_Task details:_ Your output is the lines from the first one to the one containing "import pandas as pd", repeated exactly, with images left out.

_Source data:_
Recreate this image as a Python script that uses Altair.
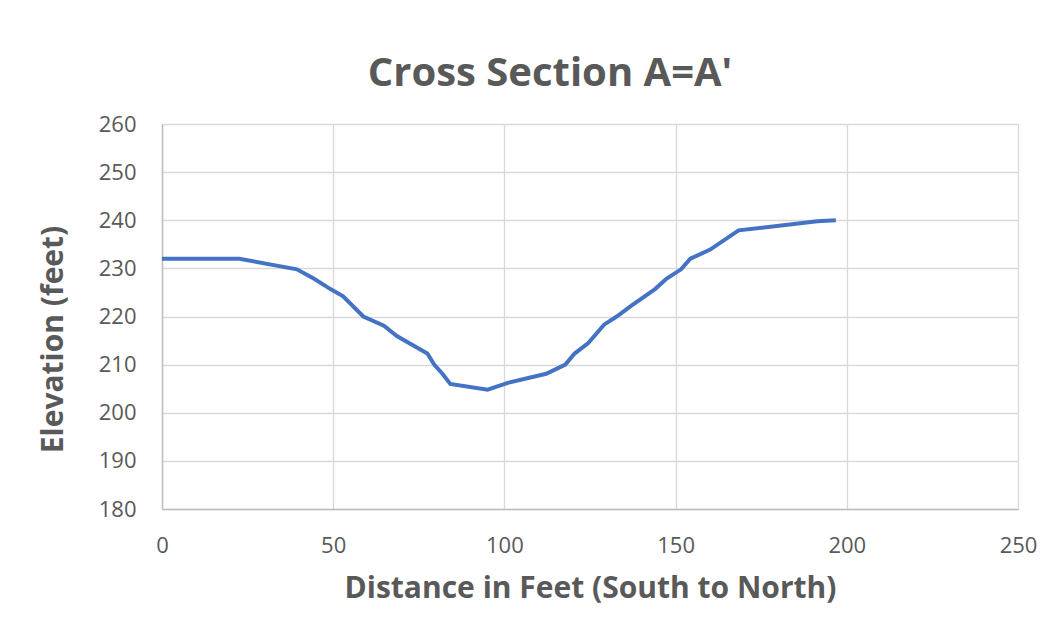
import altair as alt
import pandas as pd

distance = [0, 22.6, 39.4, 44.3, 49.2, 52.9, 58.8, 64.8, 68.7, 77.5, 79.5, 81.9, 84.2,
            95.1, 101, 112.2, 117.8, 120.5, 124.5, 129.1, 132.8, 137.2, 144, 147.4,
            151.6, 154.3, 160.1, 168.4, 191.4, 196.8]
elevation = [232, 232, 229.8, 227.9, 225.7, 224.2, 220, 218.1, 215.9, 212.3, 210, 208.1, 206,
             204.8, 206.2, 208.1, 210, 212.3, 214.5, 218.3, 220, 222.3, 225.7, 227.9,
             229.8, 232, 233.9, 237.9, 239.8, 240]

df = pd.DataFrame({"distance": distance, "elevation": elevation})

FONT = "Open Sans"
GREY = "#595959"

chart = alt.Chart(df).mark_line(color="#4472C4", strokeWidth=4).encode(
    x=alt.X("distance:Q",
            scale=alt.Scale(domain=[0, 250], nice=False),
            axis=alt.Axis(title="Distance in Feet (South to North)", values=[0, 50, 100, 150, 200, 250],
                          ticks=False, tickSize=0, labelPadding=43, labelBaseline="alphabetic",
                          labelFlush=False,
                          labelFontSize=22, labelColor=GREY, labelFont=FONT,
                          titleFontSize=30, titleFont=FONT, titleFontWeight="bold", titleColor=GREY,
                          titleY=88, titleBaseline="alphabetic",
                          domainColor="#bfbfbf", domainWidth=1.5,
                          gridColor="#d9d9d9", gridWidth=1.3)),
    y=alt.Y("elevation:Q",
            scale=alt.Scale(domain=[180, 260], nice=False, zero=False),
            axis=alt.Axis(title="Elevation (feet)", values=[180, 190, 200, 210, 220, 230, 240, 250, 260],
                          ticks=False, tickSize=0, labelPadding=26,
                          labelFontSize=22, labelColor=GREY, labelFont=FONT,
                          titleFontSize=30, titleFont=FONT, titleFontWeight="bold", titleColor=GREY,
                          titleAngle=-90, titleX=-100, titleY=215, titleBaseline="alphabetic",
                          titleAlign="center",
                          domainColor="#bfbfbf", domainWidth=1.5,
                          gridColor="#d9d9d9", gridWidth=1.3)),
).properties(
    width=856,
    height=385,
    title=alt.TitleParams("Cross Section A=A'", fontSize=40, font=FONT, fontWeight="bold",
                          color=GREY, anchor="middle", dx=-40, dy=54, offset=41, baseline="alphabetic"),
    autosize=alt.AutoSizeParams(type="none"),
    padding={"left": 154, "top": 116, "right": 30, "bottom": 110},
).configure_view(
    stroke="#d9d9d9", strokeWidth=1.3
).configure(background="white")

chart.save("out.html", embed_options={"renderer": "svg", "actions": False})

_Result of the exercise:_
Recreate this image as a Python script that uses Altair.
import altair as alt
import pandas as pd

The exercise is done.